## [Task description]
Write out again, exactly as they appear, the lines from the line with "Reproduce this chart with matplotlib." through the line with "lw=3.2, zorder=4, clip_on=False)". Do not include any pictures.
--
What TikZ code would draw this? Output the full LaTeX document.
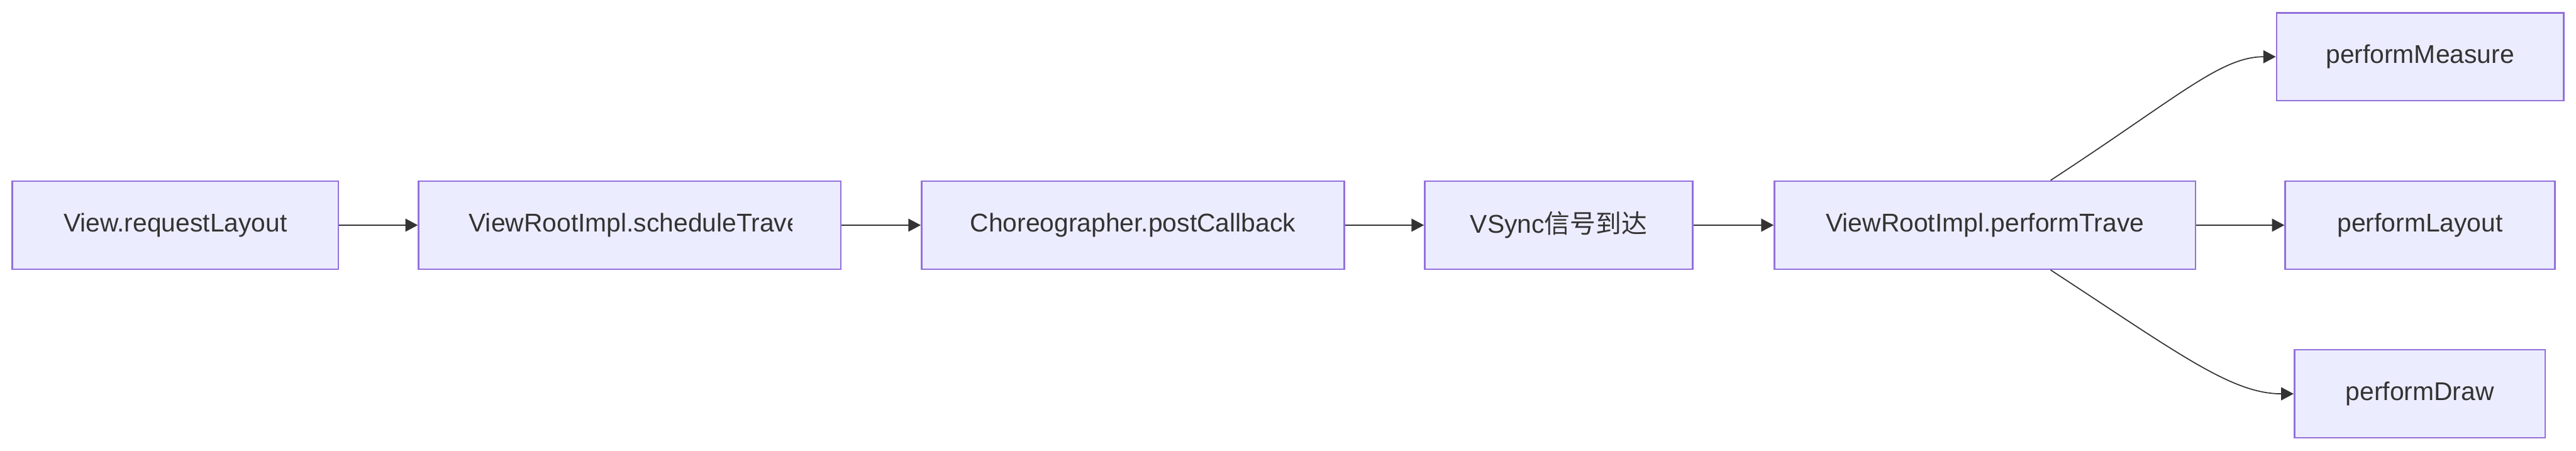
\documentclass[tikz,border=0pt]{standalone}
\usepackage{fontspec}
\setmainfont{Liberation Sans}
\newfontfamily\cjk{Noto Sans CJK SC}
\usetikzlibrary{arrows.meta}
\definecolor{boxfill}{HTML}{ECECFF}
\definecolor{boxline}{HTML}{9370DB}
\definecolor{ink}{HTML}{333333}
\tikzset{
  flowbox/.style={draw=boxline, fill=boxfill, line width=1.5pt, minimum height=81.5pt,
    inner sep=0pt, text=ink, font=\fontsize{23.75}{28}\selectfont},
  boxtext/.style={inner sep=0pt, text=ink, font=\fontsize{23.75}{28}\selectfont},
  arr/.style={draw=ink, line width=1pt, -{Triangle[length=11.5pt,width=12pt]}}
}
\begin{document}
\begin{tikzpicture}[x=0.5pt,y=-0.5pt]
\useasboundingbox (0,0) rectangle (4766,834);
\node[flowbox, minimum width=301.5pt] (view) at (324.5,416.5) {View.requestLayout};
\node[flowbox, minimum width=390.5pt] (sched) at (1165,416.5) {};
\begin{scope}
  \clip (800,340) rectangle (1466,495);
  \node[boxtext, anchor=west] (schedtxt) at (867,416.5) {ViewRootImpl.scheduleTraversals};
\end{scope}
\node[flowbox, minimum width=391pt] (chor) at (2096,416.5) {Choreographer.postCallback};
\node[flowbox, minimum width=248pt] (vsync) at (2884,416.5) {VSync{\cjk 信号到达}};
\node[flowbox, minimum width=389.5pt] (trav) at (3672.5,416.5) {ViewRootImpl.performTrave};
\node[flowbox, minimum width=265.5pt, minimum height=81pt] (meas) at (4477.5,105) {performMeasure};
\node[flowbox, minimum width=249.5pt] (lay) at (4477.5,416.5) {performLayout};
\node[flowbox, minimum width=232pt] (pdraw) at (4477,728.5) {performDraw};

\draw[arr] (view) -- (sched);
\draw[arr] (sched) -- (chor);
\draw[arr] (chor) -- (vsync);
\draw[arr] (vsync) -- (trav);
\draw[arr] (trav) -- (lay);
\draw[arr] ([xshift=60.75pt]trav.north) .. controls +(236,-154) and +(-102,0) .. (meas.west);
\draw[arr] ([xshift=60.75pt]trav.south) .. controls +(236,154) and +(-115,0) .. (pdraw.west);
\end{tikzpicture}
\end{document}
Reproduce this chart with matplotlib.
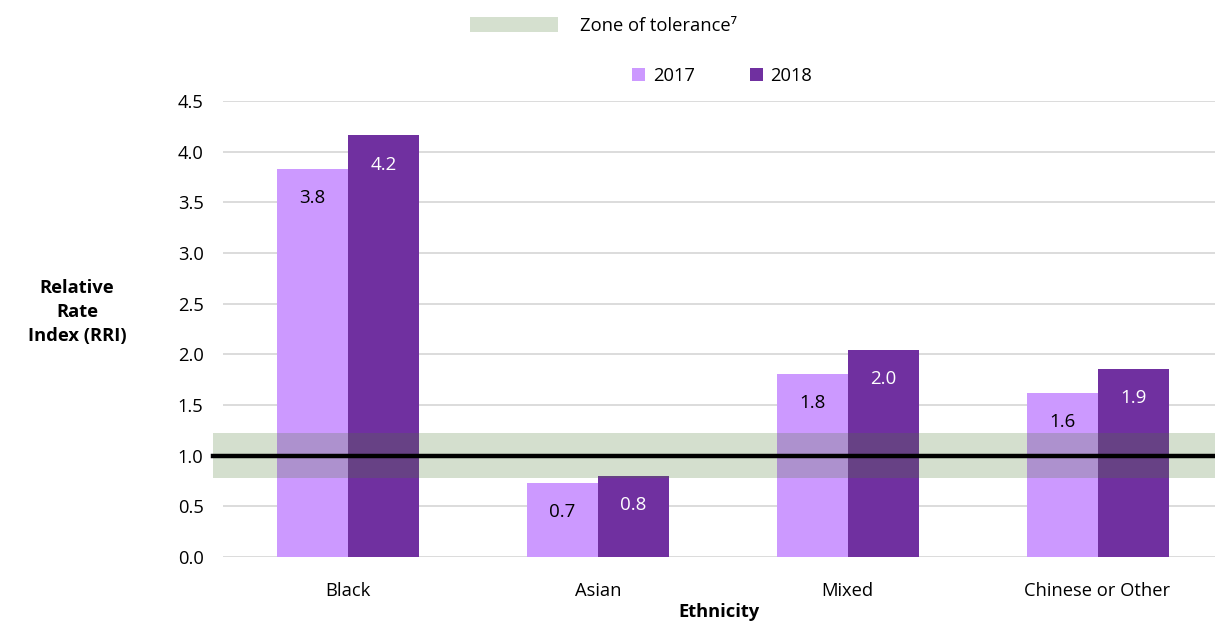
import matplotlib
matplotlib.use("Agg")
import matplotlib.pyplot as plt
from matplotlib.patches import Patch
import numpy as np

plt.rcParams['font.family'] = ['Open Sans', 'DejaVu Sans']

# data read off the reference
categories = ["Black", "Asian", "Mixed", "Chinese or Other"]
rri_2017 = [3.83, 0.73, 1.81, 1.62]
rri_2018 = [4.16, 0.80, 2.04, 1.86]
zone_low = 0.78
zone_high = 1.22
baseline = 1.0
yticks = [0.0, 0.5, 1.0, 1.5, 2.0, 2.5, 3.0, 3.5, 4.0, 4.5]

col_2017 = "#CC99FF"
col_2018 = "#7030A0"
zone_col = "#4E7B33"
zone_alpha = 0.24
zone_legend = "#D5E0CF"

fs = 13.2

fig = plt.figure(figsize=(12.15, 6.23), dpi=100)
ax = fig.add_axes([223 / 1215, 1 - 557 / 623, 1 - 223 / 1215, (557 - 101) / 623])

x = np.arange(len(categories))
w = 0.284
b1 = ax.bar(x - w / 2, rri_2017, w, color=col_2017, zorder=2)
b2 = ax.bar(x + w / 2, rri_2018, w, color=col_2018, zorder=2)

# zone of tolerance and the 1.0 line
ax.axhspan(zone_low, zone_high, xmin=-0.01, xmax=1, color=zone_col, alpha=zone_alpha,
           lw=0, zorder=3, clip_on=False)
ax.axhline(baseline, xmin=-0.01, xmax=1, color="black", lw=3.2, zorder=4, clip_on=False)

# value labels inside the bar tops
for bars, vals, tc in [(b1, rri_2017, "black"), (b2, rri_2018, "white")]:
    for bar, v in zip(bars, vals):
        ax.annotate(f"{v:.1f}", (bar.get_x() + bar.get_width() / 2, v),
                    xytext=(0, -21), textcoords="offset points",
                    ha="center", va="center", fontsize=13.5, color=tc, zorder=5)

ax.set_xlim(-0.5, 3.47)
ax.set_ylim(0, 4.5)
ax.set_yticks(yticks)
ax.set_yticklabels([f"{t:.1f}" for t in yticks], fontsize=fs)
ax.set_xticks(x)
ax.set_xticklabels(categories, fontsize=fs)
ax.tick_params(axis="both", length=0)
ax.tick_params(axis="y", pad=14)
ax.tick_params(axis="x", pad=18)
ax.grid(axis="y", color="#D9D9D9", lw=1.3, zorder=0)
ax.set_axisbelow(True)
for s in ax.spines.values():
    s.set_visible(False)

ax.set_xlabel("Ethnicity", fontsize=fs, fontweight="bold", labelpad=2)
fig.text(77 / 1215, 1 - 312 / 623, "Relative\nRate\nIndex (RRI)", ha="center", va="center",
         fontsize=fs, fontweight="bold", linespacing=1.4)

# legends
fig.legend(handles=[Patch(facecolor=zone_legend, lw=0)], labels=["Zone of tolerance\u2077"],
           loc="center", bbox_to_anchor=(603 / 1215, 1 - 26 / 623), frameon=False,
           fontsize=fs, handlelength=4.8, handleheight=0.9, handletextpad=1.2)
fig.legend(handles=[Patch(facecolor=col_2017, lw=0), Patch(facecolor=col_2018, lw=0)],
           labels=["2017", "2018"], loc="center", bbox_to_anchor=(722 / 1215, 1 - 76 / 623),
           frameon=False, fontsize=fs, ncol=2, handlelength=0.75, handleheight=0.75,
           handletextpad=0.4, columnspacing=3.0)

fig.savefig("out.png", dpi=100)
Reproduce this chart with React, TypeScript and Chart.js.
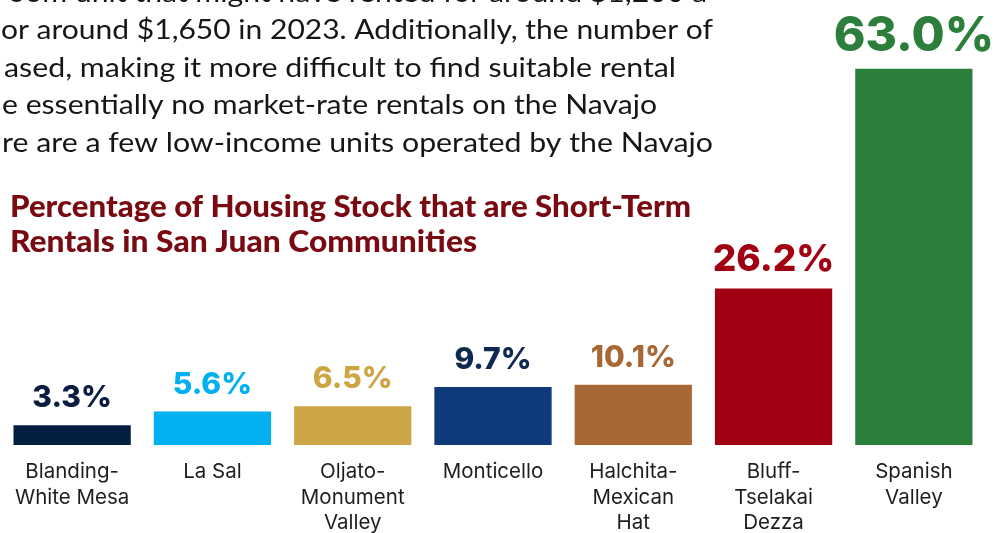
import React, { useEffect, useRef } from "react";
import { Chart, registerables } from "chart.js";

Chart.register(...registerables);

// ---- Data ----
const categories: string[][] = [
  ["Blanding-", "White Mesa"],
  ["La Sal"],
  ["Oljato-", "Monument", "Valley"],
  ["Monticello"],
  ["Halchita-", "Mexican", "Hat"],
  ["Bluff-", "Tselakai", "Dezza"],
  ["Spanish", "Valley"],
];
const values: number[] = [3.3, 5.6, 6.5, 9.7, 10.1, 26.2, 63.0];
const valueLabels: string[] = ["3.3%", "5.6%", "6.5%", "9.7%", "10.1%", "26.2%", "63.0%"];

const titleLines: string[] = [
  "Percentage of Housing Stock that are Short-Term",
  "Rentals in San Juan Communities",
];
const bodyLines: string[] = [
  "oom unit that might have rented for around $1,200 a",
  "or around $1,650 in 2023. Additionally, the number of",
  "ased, making it more difficult to find suitable rental",
  "e essentially no market-rate rentals on the Navajo",
  "re are a few low-income units operated by the Navajo",
];

// ---- Styles ----
const barColors = ["#041E42", "#00B0F0", "#CDA544", "#0E3A7C", "#A86836", "#A00012", "#2C7F3B"];
const labelColors = ["#0B1E42", "#00B0F0", "#CDA544", "#0F2A50", "#A86836", "#A00012", "#2C7F3B"];
const labelFontSizes = [30, 30, 30, 30, 30, 37, 48];
// [startX, endX, baselineY]
const bodyLayout: number[][] = [
  [8, 707, 2],
  [1, 713, 39],
  [4, 676, 77],
  [2, 657, 114],
  [2, 713, 152],
];
const titleLayout: number[][] = [
  [10, 691, 217],
  [10, 477, 252],
];

function drawFitted(
  ctx: CanvasRenderingContext2D,
  text: string,
  x: number,
  y: number,
  width: number,
  font: string,
  color: string
) {
  ctx.save();
  ctx.font = font;
  ctx.fillStyle = color;
  ctx.textAlign = "left";
  ctx.textBaseline = "alphabetic";
  const w = ctx.measureText(text).width;
  const s = w > 0 ? width / w : 1;
  ctx.translate(x, y);
  ctx.scale(s, 1);
  ctx.fillText(text, 0, 0);
  ctx.restore();
}

const textPlugin = {
  id: "customText",
  afterDatasetsDraw(chart: any) {
    const ctx: CanvasRenderingContext2D = chart.ctx;
    // paragraph
    bodyLines.forEach((t, i) => {
      const [x0, x1, y] = bodyLayout[i];
      drawFitted(ctx, t, x0, y, x1 - x0, "400 27px Lato", "#161616");
    });
    // title
    titleLines.forEach((t, i) => {
      const [x0, x1, y] = titleLayout[i];
      drawFitted(ctx, t, x0, y, x1 - x0, "900 30px Lato", "#7A0A12");
    });
    const meta = chart.getDatasetMeta(0);
    const xScale = chart.scales.x;
    const yScale = chart.scales.y;
    const base = yScale.getPixelForValue(0);
    meta.data.forEach((bar: any, i: number) => {
      // value label
      ctx.save();
      ctx.font = `800 ${labelFontSizes[i]}px Inter`;
      ctx.fillStyle = labelColors[i];
      ctx.textAlign = "center";
      ctx.textBaseline = "alphabetic";
      ctx.fillText(valueLabels[i], bar.x, bar.y - 18);
      ctx.restore();
      // category label
      ctx.save();
      ctx.font = "400 20.5px Inter";
      ctx.fillStyle = "#1E1E1E";
      ctx.textAlign = "center";
      ctx.textBaseline = "alphabetic";
      const cx = xScale.getPixelForValue(i);
      categories[i].forEach((line, j) => {
        ctx.fillText(line, cx, base + 33 + j * 25.5);
      });
      ctx.restore();
    });
  },
};

export default function App() {
  const canvasRef = useRef<HTMLCanvasElement | null>(null);

  useEffect(() => {
    if (!canvasRef.current) return;
    const chart = new Chart(canvasRef.current, {
      type: "bar",
      data: {
        labels: categories.map((c) => c.join(" ")),
        datasets: [
          {
            data: values,
            backgroundColor: barColors,
            borderWidth: 0,
            barPercentage: 0.836,
            categoryPercentage: 1,
          },
        ],
      },
      options: {
        responsive: false,
        animation: false,
        devicePixelRatio: 1,
        layout: { padding: { left: 2, right: 22, top: 39, bottom: 88 } },
        plugins: {
          legend: { display: false },
          title: { display: false },
          tooltip: { enabled: false },
        },
        scales: {
          x: { display: false },
          y: { display: false, min: 0, max: 68 },
        },
      },
      plugins: [textPlugin],
    });
    return () => chart.destroy();
  }, []);

  return (
    <div style={{ position: "fixed", left: 0, top: 0, width: 1006, height: 533, background: "#ffffff" }}>
      <canvas ref={canvasRef} width={1006} height={533} style={{ display: "block" }} />
    </div>
  );
}
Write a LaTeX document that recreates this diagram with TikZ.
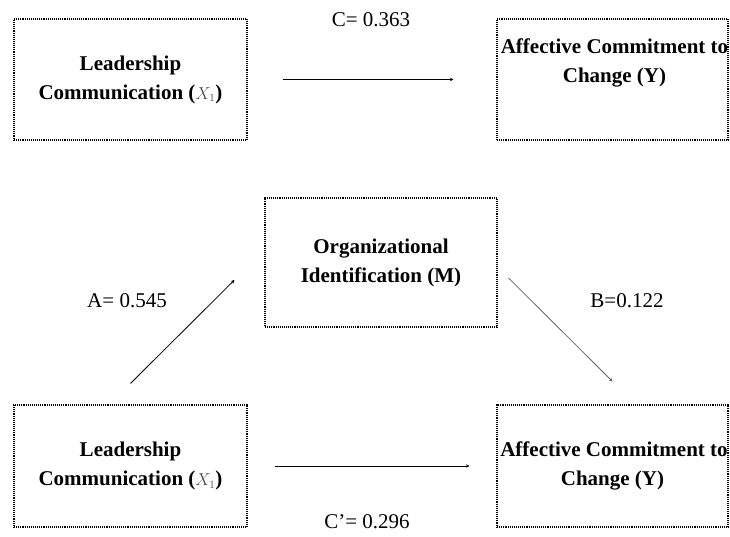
--
## [Solution for this problem]
Reproduce this chart with matplotlib.
import matplotlib
matplotlib.use("Agg")
import matplotlib.pyplot as plt
from matplotlib.patches import Patch
import numpy as np

plt.rcParams['font.family'] = ['Open Sans', 'DejaVu Sans']

# data read off the reference
categories = ["Black", "Asian", "Mixed", "Chinese or Other"]
rri_2017 = [3.83, 0.73, 1.81, 1.62]
rri_2018 = [4.16, 0.80, 2.04, 1.86]
zone_low = 0.78
zone_high = 1.22
baseline = 1.0
yticks = [0.0, 0.5, 1.0, 1.5, 2.0, 2.5, 3.0, 3.5, 4.0, 4.5]

col_2017 = "#CC99FF"
col_2018 = "#7030A0"
zone_col = "#4E7B33"
zone_alpha = 0.24
zone_legend = "#D5E0CF"

fs = 13.2

fig = plt.figure(figsize=(12.15, 6.23), dpi=100)
ax = fig.add_axes([223 / 1215, 1 - 557 / 623, 1 - 223 / 1215, (557 - 101) / 623])

x = np.arange(len(categories))
w = 0.284
b1 = ax.bar(x - w / 2, rri_2017, w, color=col_2017, zorder=2)
b2 = ax.bar(x + w / 2, rri_2018, w, color=col_2018, zorder=2)

# zone of tolerance and the 1.0 line
ax.axhspan(zone_low, zone_high, xmin=-0.01, xmax=1, color=zone_col, alpha=zone_alpha,
           lw=0, zorder=3, clip_on=False)
ax.axhline(baseline, xmin=-0.01, xmax=1, color="black", lw=3.2, zorder=4, clip_on=False)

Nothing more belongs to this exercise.